Text and Subtext in South Carolina Politics

Nikki Haley is likely to be elected governor of South Carolina, but to do that she has had to go through some hoops that reveal the actual nature of politics in South Carolina. Look at an article in the WSJ June 22, 2010: “Haley Keeps Taking the Southern Test.”

The article says that in order to pass muster with certain South Carolinans Mrs. Haley had to demonstrate that she identified with their “feelings” “about the state’s Civil War history.” In a debate with other Republican candidates she was questioned about her "compliance with conservative values." Mrs. Haley was, in fact, the only one to be asked “what she thought had caused the Civil War,” because she was the only one whose family had not been established in the state for several generations; she comes from a Sikh family although she now is Christian.

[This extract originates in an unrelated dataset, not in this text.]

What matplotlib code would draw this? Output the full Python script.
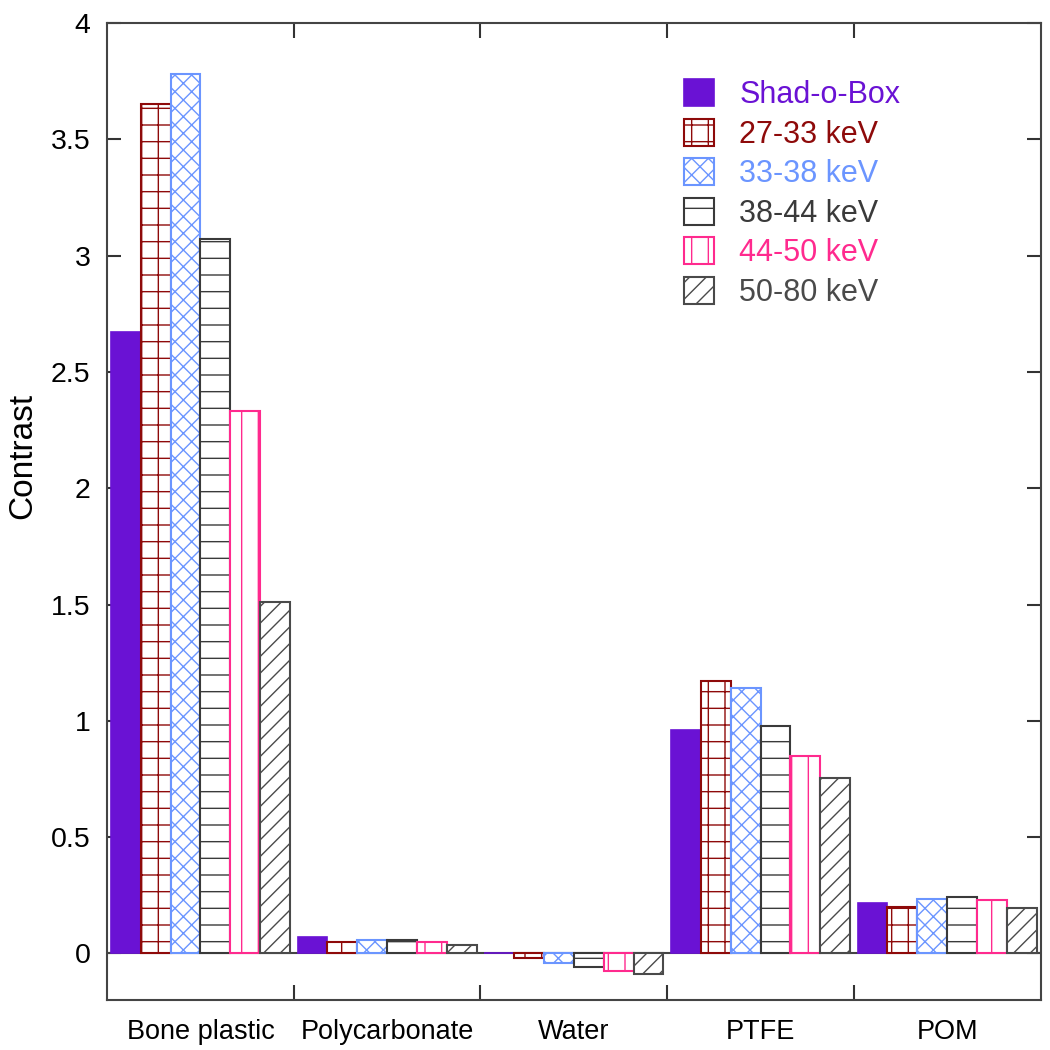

What startled me was the conception of the Civil War that stood behind this inquiry: “The South” here cannot mean the blacks of the south. Twenty-nine percent of South Carolina is black; the questioners had no interest in what those southern citizens "felt" about the Civil War. The Civil War: what could it mean to the blacks of South Carolina?

The “Southern Test” was of course a “White Southern Test”. A century and a half after the Civil War some people – white people -- in South Carolina are still fighting it. The subtext is race by another name.

If Nikki Haley is elected governor of the state it seems unlikely that she will represent the “feelings” of nearly a third of the state’s citizenry, the blacks whose “conservative values” will likely differ from those who demanded that she reconstruct the past into their particular image of it. The subtext of the past and of the present is, for these whites, the same.